In the case of Mr. Fox, a loose adaptation of Roald Dahl’s 1970 children’s book (the picture opens with the book in a reader’s hands — newly adorned with the phrase “Now a major motion picture”), Anderson had the rare opportunity to build that world from the ground up. Dahl’s story of foxes, badgers, possums, and the like was created via (primarily) stop-motion animation, using real elements in miniature. And thus the design elements that had become such a cornerstone of Anderson’s cinematic profile were, this time, entirely under his control. And the innovative filmmaker made his own alterations to the traditions of animation; the stop-motion scenes were shot at 12 frames per second instead of the customary 24 (giving the images their wonderful jerky-yet-somehow-fluid look, best observed in the slight but subtle movements of the fur), and the voice performances (featuring megastars like George Clooney and Meryl Streep alongside such Anderson regulars as Jason Schwartzman, Bill Murray, and Owen Wilson) were done in real environments, rather than the stuffy confines of a recording studio.
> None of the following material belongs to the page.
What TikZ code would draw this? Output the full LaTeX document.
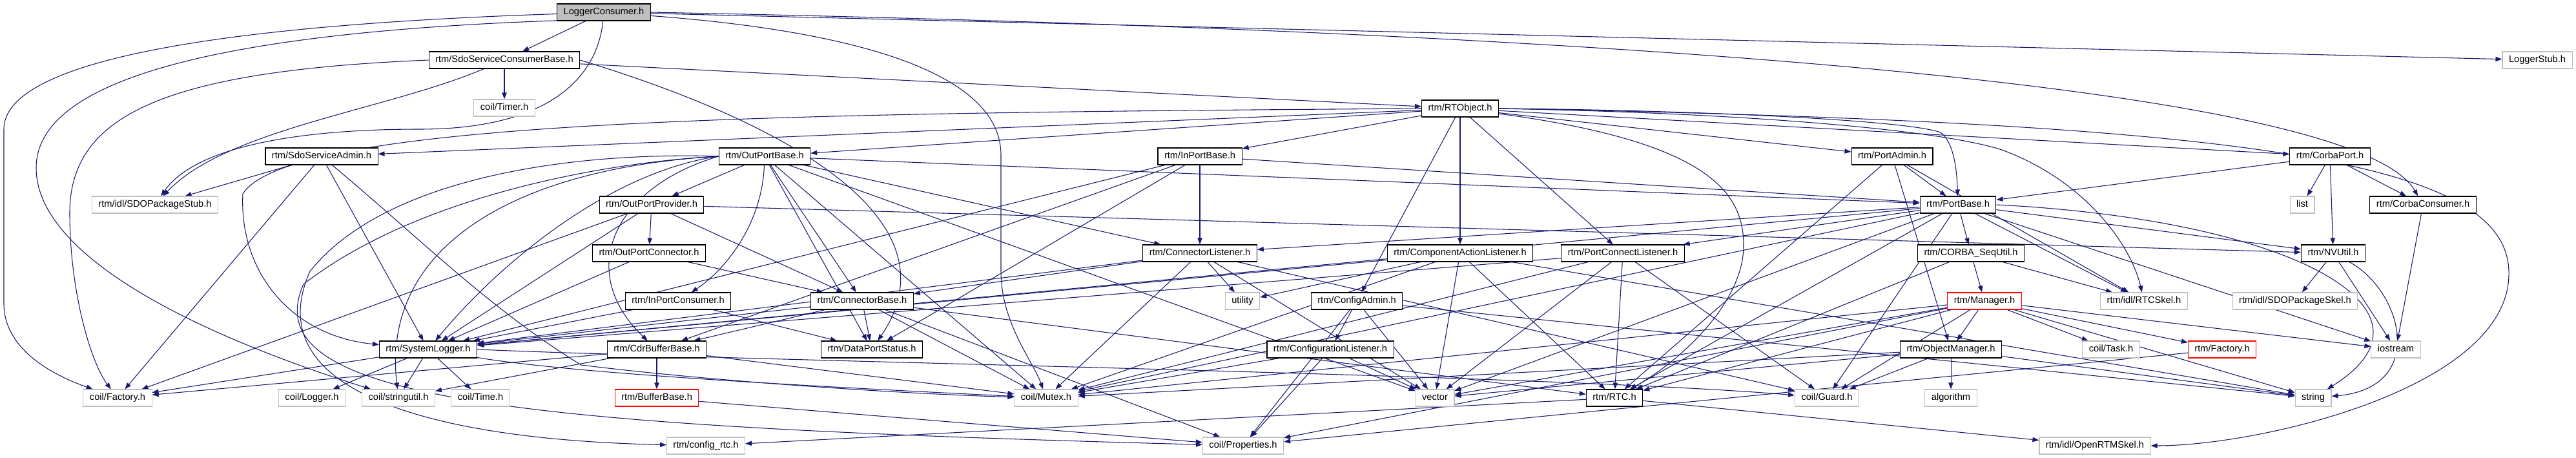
\documentclass[tikz,border=0pt]{standalone}
\usepackage{fontspec}
\setmainfont{Liberation Sans}
\usepackage{tikz}
\usetikzlibrary{arrows.meta,backgrounds}
\definecolor{arco}{RGB}{25,25,112}
\definecolor{grigio}{RGB}{191,191,191}

\begin{document}
\begin{tikzpicture}[x=0.75pt, y=-0.75pt,
    file/.style={draw=black, fill=white, line width=0.8pt, minimum height=19.5pt,
      inner xsep=7.5pt, inner ysep=0pt, text height=8pt, text depth=2.4pt,
      font=\fontsize{11}{13}\selectfont},
    ext/.style={file, draw=grigio},
    rosso/.style={file, draw=red},
    radice/.style={file, fill=grigio},
    dep/.style={draw=arco, line width=0.8pt, -{Triangle[length=7.5pt,width=5.5pt]}}]
            \useasboundingbox (0,0) rectangle (3989,709);

            % file principale
            \node[radice] (lc) at (935,19) {LoggerConsumer.h};

            % livello 1-2
            \node[file] (scb) at (781,93) {rtm/SdoServiceConsumerBase.h};
            \node[ext] (stub) at (3929,93) {LoggerStub.h};
            \node[ext] (timer) at (781,167) {coil/Timer.h};
            \node[file] (rto) at (2261,168) {rtm/RTObject.h};

            % livello 3
            \node[file] (sadm) at (498,242) {rtm/SdoServiceAdmin.h};
            \node[file] (opb) at (1184,242) {rtm/OutPortBase.h};
            \node[file] (ipb) at (1858,242) {rtm/InPortBase.h};
            \node[file] (padm) at (2930,242) {rtm/PortAdmin.h};
            \node[file] (cport) at (3608,242) {rtm/CorbaPort.h};

            % livello 4
            \node[ext] (sdostub) at (240,317) {rtm/idl/SDOPackageStub.h};
            \node[file] (opp) at (1009,317) {rtm/OutPortProvider.h};
            \node[file] (pbase) at (3032,317) {rtm/PortBase.h};
            \node[ext] (list) at (3565,317) {list};
            \node[file] (ccons) at (3752,317) {rtm/CorbaConsumer.h};

            % livello 5
            \node[file] (opc) at (1005,392) {rtm/OutPortConnector.h};
            \node[file] (clis) at (1858,392) {rtm/ConnectorListener.h};
            \node[file] (calis) at (2261,392) {rtm/ComponentActionListener.h};
            \node[file] (pclis) at (2513,392) {rtm/PortConnectListener.h};
            \node[file] (cseq) at (3052,392) {rtm/CORBA\_SeqUtil.h};
            \node[file] (nvutil) at (3613,392) {rtm/NVUtil.h};

            % livello 6
            \node[file] (ipc) at (1050,466) {rtm/InPortConsumer.h};
            \node[file] (cbase) at (1335,466) {rtm/ConnectorBase.h};
            \node[ext] (utility) at (1924,466) {utility};
            \node[file] (cadm) at (2101,466) {rtm/ConfigAdmin.h};
            \node[rosso] (mgr) at (3073,466) {rtm/Manager.h};
            \node[ext] (rtcskel) at (3320,466) {rtm/idl/RTCSkel.h};
            \node[ext] (sdoskel) at (3554,466) {rtm/idl/SDOPackageSkel.h};

            % livello 7
            \node[file] (slog) at (663,541) {rtm/SystemLogger.h};
            \node[file] (cdrbuf) at (1017,541) {rtm/CdrBufferBase.h};
            \node[file] (dps) at (1350,541) {rtm/DataPortStatus.h};
            \node[file] (conflis) at (2060,541) {rtm/ConfigurationListener.h};
            \node[file] (objmgr) at (3021,541) {rtm/ObjectManager.h};
            \node[ext] (task) at (3269,541) {coil/Task.h};
            \node[rosso] (fact) at (3441,541) {rtm/Factory.h};
            \node[ext] (iostream) at (3710,541) {iostream};

            % livello 8
            \node[ext] (cfact) at (182,616) {coil/Factory.h};
            \node[ext] (clog) at (483,616) {coil/Logger.h};
            \node[ext] (sutil) at (617,616) {coil/stringutil.h};
            \node[ext] (ctime) at (744,616) {coil/Time.h};
            \node[rosso] (bbase) at (1017,616) {rtm/BufferBase.h};
            \node[ext] (mutex) at (1620,616) {coil/Mutex.h};
            \node[ext] (vector) at (2222,616) {vector};
            \node[file] (rtc) at (2500,616) {rtm/RTC.h};
            \node[ext] (guard) at (2829,616) {coil/Guard.h};
            \node[ext] (algo) at (3021,616) {algorithm};
            \node[ext] (string) at (3582,616) {string};

            % livello 9
            \node[ext] (crtc) at (1093,690) {rtm/config\_rtc.h};
            \node[ext] (props) at (1925,690) {coil/Properties.h};
            \node[ext] (ortm) at (3244,690) {rtm/idl/OpenRTMSkel.h};

            \begin{pgfonlayer}{background}
            % LoggerConsumer.h
            \draw[dep] (lc) -- (scb);
            \draw[dep] (lc) -- (stub);
            \draw[dep] (lc.east) .. controls (2600,50) and (3650,140) .. (ccons);
            \draw[dep] (lc) .. controls (1350,50) and (1550,120) .. (1550,240) -- (1550,420) .. controls (1550,500) and (1600,560) .. (mutex);
            \draw[dep] (lc.182) .. controls (300,40) and (6,100) .. (6,200) -- (6,470) .. controls (6,540) and (80,580) .. (cfact);
            \draw[dep] (lc.190) .. controls (350,50) and (56,120) .. (56,260) .. controls (56,380) and (250,500) .. (sutil);
            \draw[dep] (lc) .. controls (925,120) and (850,200) .. (650,200) .. controls (450,200) and (300,230) .. (sdostub);

            % SdoServiceConsumerBase.h
            \draw[dep] (scb) -- (timer);
            \draw[dep] (scb) -- (rto);
            \draw[dep] (scb) .. controls (600,170) and (350,200) .. (sdostub);
            \draw[dep] (scb.west) .. controls (250,110) and (108,180) .. (108,330) .. controls (108,450) and (140,560) .. (cfact);
            \draw[dep] (scb.east) .. controls (1250,200) and (1480,350) .. (dps);

            % RTObject.h
            \draw[dep] (rto) -- (sadm);
            \draw[dep] (rto) -- (opb);
            \draw[dep] (rto) -- (ipb);
            \draw[dep] (rto) -- (padm);
            \draw[dep] (rto) -- (cport);
            \draw[dep] (rto.east) .. controls (2600,170) and (2950,185) .. (3005,205) .. controls (3025,220) and (3030,260) .. (pbase);
            \draw[dep] (rto.east) .. controls (2700,175) and (3000,200) .. (3100,232) .. controls (3230,280) and (3300,380) .. (rtcskel);
            \draw[dep] (rto.east) .. controls (3500,190) and (3880,250) .. (3885,420) .. controls (3890,600) and (3500,690) .. (ortm);
            \draw[dep] (rto) -- (calis);
            \draw[dep] (rto) -- (pclis);
            \draw[dep] (rto) -- (cadm);
            \draw[dep] (rto) .. controls (2650,220) and (2700,300) .. (2700,380) .. controls (2700,470) and (2600,560) .. (rtc);
            \draw[dep] (rto.west) .. controls (1200,175) and (450,185) .. (376,300) .. controls (370,420) and (450,520) .. (slog);

            % SdoServiceAdmin.h
            \draw[dep] (sadm) -- (sdostub);
            \draw[dep] (sadm) -- (cfact);
            \draw[dep] (sadm) -- (slog);
            \draw[dep] (sadm) .. controls (640,360) and (760,480) .. (900,565) .. controls (1100,590) and (1400,610) .. (mutex);

            % OutPortBase.h
            \draw[dep] (opb) -- (opp);
            \draw[dep] (opb) .. controls (1180,350) and (1120,420) .. (ipc);
            \draw[dep] (opb) -- (cbase);
            \draw[dep] (opb) -- (clis);
            \draw[dep] (opb) -- (pbase);
            \draw[dep] (opb.west) .. controls (950,265) and (780,400) .. (slog);
            \draw[dep] (opb.west) .. controls (950,290) and (890,420) .. (cdrbuf);
            \draw[dep] (opb) -- (dps);
            \draw[dep] (opb.west) .. controls (800,260) and (590,380) .. (sutil);
            \draw[dep] (opb) -- (vector);
            \draw[dep] (opb) -- (mutex);
            \draw[dep] (opb.west) .. controls (900,235) and (600,270) .. (480,420) .. controls (400,600) and (650,680) .. (crtc);
            \draw[dep] (opb.west) .. controls (950,250) and (650,300) .. (470,440) .. controls (390,620) and (800,660) .. (props);

            % OutPortProvider.h
            \draw[dep] (opp) -- (opc);
            \draw[dep] (opp) -- (cfact);
            \draw[dep] (opp) -- (slog);
            \draw[dep] (opp) -- (cbase);
            \draw[dep] (opp) -- (nvutil);

            % OutPortConnector.h, InPortConsumer.h
            \draw[dep] (opc) -- (cbase);
            \draw[dep] (opc) -- (slog);
            \draw[dep] (ipc) -- (slog);
            \draw[dep] (ipc) -- (dps);

            % SystemLogger.h
            \draw[dep] (slog) -- (cfact);
            \draw[dep] (slog) -- (clog);
            \draw[dep] (slog) -- (sutil);
            \draw[dep] (slog) -- (ctime);
            \draw[dep] (slog) .. controls (900,580) and (1300,600) .. (mutex);
            \draw[dep] (slog.east) .. controls (1200,560) and (2400,580) .. (guard);

            % ConnectorBase.h
            \draw[dep] (cbase) -- (slog);
            \draw[dep] (cbase) -- (dps);
            \draw[dep] (cbase) -- (cdrbuf);
            \draw[dep] (cbase) -- (mutex);
            \draw[dep] (cbase) -- (props);
            \draw[dep] (cbase) -- (rtc);

            % CdrBufferBase.h, BufferBase.h
            \draw[dep] (cdrbuf) -- (bbase);
            \draw[dep] (cdrbuf) -- (cfact);
            \draw[dep] (cdrbuf) -- (sutil);
            \draw[dep] (cdrbuf) -- (mutex);
            \draw[dep] (bbase) -- (props);

            % InPortBase.h
            \draw[dep] (ipb) -- (pbase);
            \draw[dep] (ipb) -- (clis);
            \draw[dep] (ipb) -- (cdrbuf);
            \draw[dep] (ipb) -- (dps);
            \draw[dep] (ipb) -- (slog);

            % ConnectorListener.h
            \draw[dep] (clis) -- (cbase);
            \draw[dep] (clis) -- (utility);
            \draw[dep] (clis) -- (slog);
            \draw[dep] (clis) -- (mutex);
            \draw[dep] (clis) -- (vector);
            \draw[dep] (clis) -- (guard);

            % ComponentActionListener.h
            \draw[dep] (calis) -- (slog);
            \draw[dep] (calis) -- (utility);
            \draw[dep] (calis) -- (mutex);
            \draw[dep] (calis) -- (vector);
            \draw[dep] (calis) -- (rtc);
            \draw[dep] (calis) -- (string);

            % PortConnectListener.h
            \draw[dep] (pclis) -- (slog);
            \draw[dep] (pclis) -- (mutex);
            \draw[dep] (pclis) -- (vector);
            \draw[dep] (pclis) -- (rtc);
            \draw[dep] (pclis) -- (guard);

            % PortAdmin.h
            \draw[dep] (padm) -- (pbase);
            \draw[dep] (padm) -- (objmgr);
            \draw[dep] (padm) -- (rtcskel);
            \draw[dep] (padm) -- (rtc);

            % PortBase.h
            \draw[dep] (pbase) -- (cseq);
            \draw[dep] (pbase) -- (nvutil);
            \draw[dep] (pbase) -- (rtcskel);
            \draw[dep] (pbase) -- (pclis);
            \draw[dep] (pbase) -- (clis);
            \draw[dep] (pbase) -- (rtc);
            \draw[dep] (pbase) -- (mutex);
            \draw[dep] (pbase) -- (slog);
            \draw[dep] (pbase) -- (vector);
            \draw[dep] (pbase) -- (guard);
            \draw[dep] (pbase.east) .. controls (3550,340) and (3800,480) .. (string);
            \draw[dep] (pbase) -- (iostream);

            % CORBA_SeqUtil.h
            \draw[dep] (cseq) -- (mgr);
            \draw[dep] (cseq) -- (rtc);
            \draw[dep] (cseq) -- (rtcskel);

            % CorbaPort.h, CorbaConsumer.h, NVUtil.h
            \draw[dep] (cport) -- (pbase);
            \draw[dep] (cport) -- (list);
            \draw[dep] (cport) -- (nvutil);
            \draw[dep] (cport) -- (ccons);
            \draw[dep] (ccons) -- (iostream);
            \draw[dep] (nvutil) -- (sdoskel);
            \draw[dep] (nvutil) -- (iostream);
            \draw[dep] (nvutil) .. controls (3720,450) and (3760,600) .. (string);

            % ConfigAdmin.h, ConfigurationListener.h
            \draw[dep] (cadm) -- (conflis);
            \draw[dep] (cadm) -- (vector);
            \draw[dep] (cadm) -- (props);
            \draw[dep] (cadm) -- (string);
            \draw[dep] (conflis) -- (vector);
            \draw[dep] (conflis) -- (props);
            \draw[dep] (conflis) -- (mutex);

            % Manager.h
            \draw[dep] (mgr) -- (objmgr);
            \draw[dep] (mgr) -- (task);
            \draw[dep] (mgr) -- (fact);
            \draw[dep] (mgr) -- (iostream);
            \draw[dep] (mgr) -- (string);
            \draw[dep] (mgr) -- (mutex);
            \draw[dep] (mgr) -- (guard);
            \draw[dep] (mgr) -- (rtc);
            \draw[dep] (mgr) -- (vector);
            \draw[dep] (mgr) -- (props);

            % ObjectManager.h, Factory.h, RTC.h
            \draw[dep] (objmgr) -- (algo);
            \draw[dep] (objmgr) -- (string);
            \draw[dep] (objmgr) -- (vector);
            \draw[dep] (objmgr) -- (guard);
            \draw[dep] (objmgr) -- (mutex);
            \draw[dep] (fact) -- (props);
            \draw[dep] (rtc) -- (crtc);
            \draw[dep] (rtc) -- (ortm);
            \end{pgfonlayer}
        \end{tikzpicture}
\end{document}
But most importantly, Anderson and co-writer Noah Baumbach mated Dahl’s breezy storytelling with Anderson’s own worldview, and came up with a fusion that was absolutely faithful to both. In a way, making a family film allows Anderson to simplify his work to its essential essence; as Matt Zoller Seitz writes in his recent (and excellent) book The Wes Anderson Collection , “Mr. Fox clarifies the essence of Anderson’s artistry, boiling his themes and aesthetic down to storybook-simple moments and gestures.” The trademark visual flourishes are firmly in place: on-screen text, direct overhead shots, inventive foregrounds, elaborate side tracking shots (both horizontal and vertical). The classic rock cues are present (this time, two Beach Boys and one Stones), as is the customary dry wit (here augmented by occasional, bizarre, and hilarious outbursts from his characters that serve as sporadic reminders that they are, in fact, animals).
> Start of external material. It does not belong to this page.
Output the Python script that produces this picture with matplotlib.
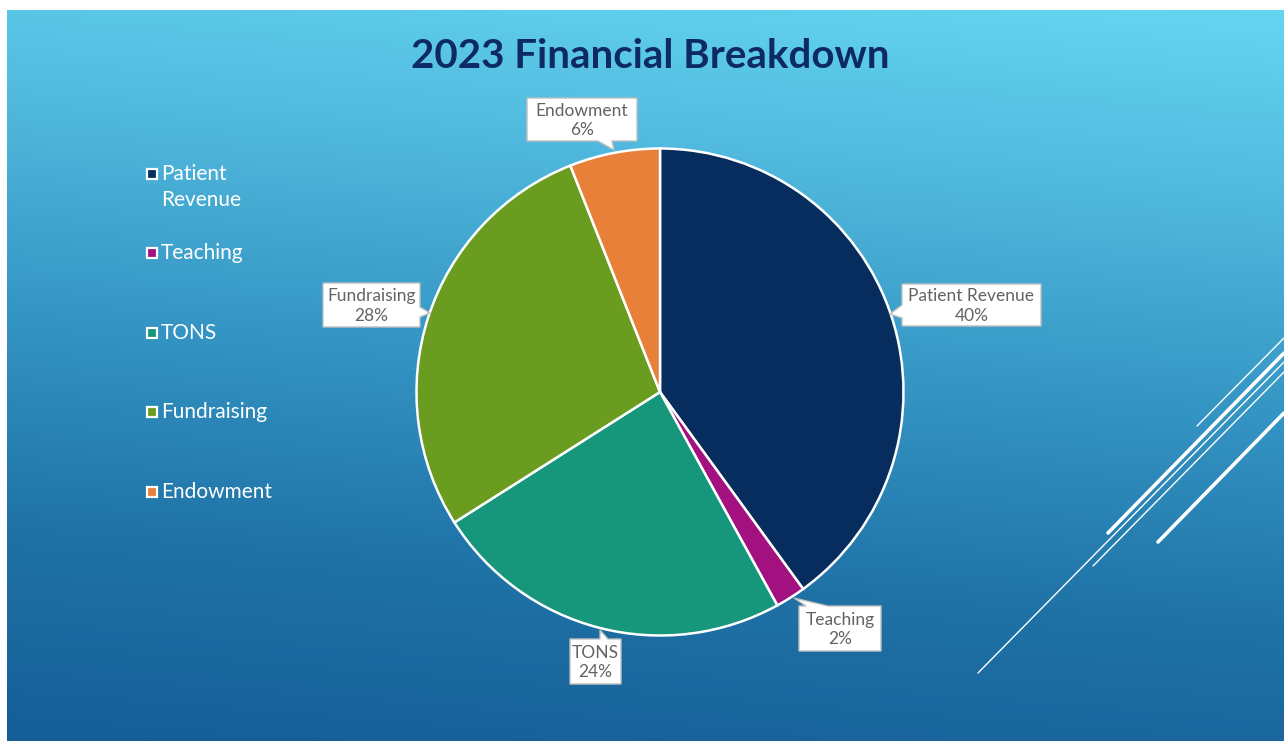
import numpy as np
import matplotlib
matplotlib.use("Agg")
import matplotlib.pyplot as plt
from matplotlib.patches import Polygon, Rectangle
from matplotlib.colors import LinearSegmentedColormap

# ---- data ----
categories = ["Patient Revenue", "Teaching", "TONS", "Fundraising", "Endowment"]
legend_labels = ["Patient\nRevenue", "Teaching", "TONS", "Fundraising", "Endowment"]
values = [40, 2, 24, 28, 6]
colors = ["#062d5e", "#a3107f", "#16967b", "#6a9c1f", "#e8803a"]
title = "2023 Financial Breakdown"

W, H = 1284, 741
fig = plt.figure(figsize=(W / 100, H / 100), dpi=100)
fig.patch.set_facecolor("white")
ax = fig.add_axes([0, 0, 1, 1])

def Y(py):
    return H - py

# background gradient (slide area starts after small white margins)
x0s, y0s = 7, 10
gx = np.linspace(0, 1, 200)
gy = np.linspace(0, 1, 200)
GX, GY = np.meshgrid(gx, gy)
t = np.clip(0.88 * GY + 0.12 * (1 - GX), 0, 1)
cmap = LinearSegmentedColormap.from_list(
    "bg", ["#64d5f1", "#4fb6db", "#3393c2", "#1f72a6", "#165e98"])
ax.imshow(t, cmap=cmap, extent=(x0s, W, 0, Y(y0s)), origin="upper",
          aspect="auto", zorder=0, interpolation="bilinear")

# decorative lines on the right
deco = [((1197, 426), (1284, 338), 1.0),
        ((1108, 533), (1284, 353), 2.6),
        ((978, 673), (1284, 362), 1.0),
        ((1093, 566), (1284, 372), 1.0),
        ((1158, 542), (1284, 413), 2.6)]
for (xa, ya), (xb, yb), lw in deco:
    ax.plot([xa, xb], [Y(ya), Y(yb)], color="white", lw=lw,
            solid_capstyle="round", zorder=1)

# pie
cx, cy, r = 660, 392, 243.5
ax.pie(values, colors=colors, startangle=90, counterclock=False,
       center=(cx, Y(cy)), radius=r, frame=True,
       wedgeprops=dict(edgecolor="white", linewidth=1.8))
ax.set_xlim(0, W)
ax.set_ylim(0, H)
ax.set_aspect("equal")
ax.axis("off")

# callout labels: box (left, top, right, bottom) in px, pointer side, base range, tip
callouts = {
    "Endowment": ((527, 98, 637, 141), "bottom", (598, 612), (614, 150)),
    "Patient Revenue": ((902, 284, 1041, 326), "left", (305, 318), (890, 314)),
    "Teaching": ((799, 606, 881, 651), "top", (806, 828), (794, 598)),
    "TONS": ((570, 639, 621, 684), "top", (600, 608), (600, 630)),
    "Fundraising": ((323, 283, 420, 327), "right", (307, 317), (430, 313)),
}

def callout_poly(box, side, base, tip):
    l, tp, rt, b = box
    if side == "bottom":
        pts = [(l, tp), (rt, tp), (rt, b), (base[1], b), tip, (base[0], b), (l, b)]
    elif side == "top":
        pts = [(l, tp), (base[0], tp), tip, (base[1], tp), (rt, tp), (rt, b), (l, b)]
    elif side == "left":
        pts = [(l, tp), (rt, tp), (rt, b), (l, b), (l, base[1]), tip, (l, base[0])]
    else:
        pts = [(l, tp), (rt, tp), (rt, base[0]), tip, (rt, base[1]), (rt, b), (l, b)]
    return [(px, Y(py)) for px, py in pts]

font = "Lato"
for name, v in zip(categories, values):
    box, side, base, tip = callouts[name]
    poly = Polygon(callout_poly(box, side, base, tip), closed=True,
                   facecolor="white", edgecolor="#bfbfbf", lw=1.0, zorder=5)
    ax.add_patch(poly)
    l, tp, rt, b = box
    ax.text((l + rt) / 2, Y((tp + b) / 2 + 1), f"{name}\n{v}%", ha="center",
            va="center", fontsize=12.5, color="#636363", family=font,
            linespacing=1.25, zorder=6)

# legend
leg_y = [174, 253, 333, 412, 492]
for lab, c, ly in zip(legend_labels, colors, leg_y):
    ax.add_patch(Rectangle((147, Y(ly) - 5), 10, 10, facecolor=c,
                           edgecolor="white", lw=1.6, zorder=5))
    if "\n" in lab:
        ax.text(161, Y(ly - 10), lab, ha="left", va="top", fontsize=15,
                color="white", family=font, zorder=6, linespacing=1.35)
    else:
        ax.text(161, Y(ly), lab, ha="left", va="center", fontsize=15,
                color="white", family=font, zorder=6)

# title
ax.text(650, Y(57), title, ha="center", va="center", fontsize=29,
        fontweight="bold", color="#0e2a66", family=font, zorder=6)

fig.savefig("out.png", dpi=100, facecolor="white")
Yet Anderson doesn’t merely replicate the surface pleasures of his live-action pictures; he’s delving into similar thematic waters as well. Ash is a teenage outcast in the Max Fischer mold (voiced by the same actor, even); Mr. Fox is both insensitive to his son and blissfully ignorant of that insensitivity (á la Royal Tenenbaum); the familial rivalry between Ash and cousin Kristofferson echoes Anderson’s previous picture, The Darjeeling Limited. And the film is, on some level, a further exploration of the questions of masculinity that reverberate throughout Anderson’s entire filmography; Mr. Fox is, at his basest level, a wild animal, burdened by those instincts and desires, but he is also a husband and father, and those qualities are more vital to both himself and those around him.

In his introduction to The Wes Anderson Collection, Michael Chabon writes of the sneering dismissal of “artificiality” in Anderson’s works, “at times with the implication, simple-minded and profoundly mistaken, that a high degree of artifice is somehow inimical to seriousness, to honest emotion, to so-called authenticity. All movies, of course, are equally artificial; it’s just that some are more honest about it than others.” And when approached through Chabon’s insightful rubric, it may very well be that Fantastic Mr. Fox is Anderson’s most honest movie of all.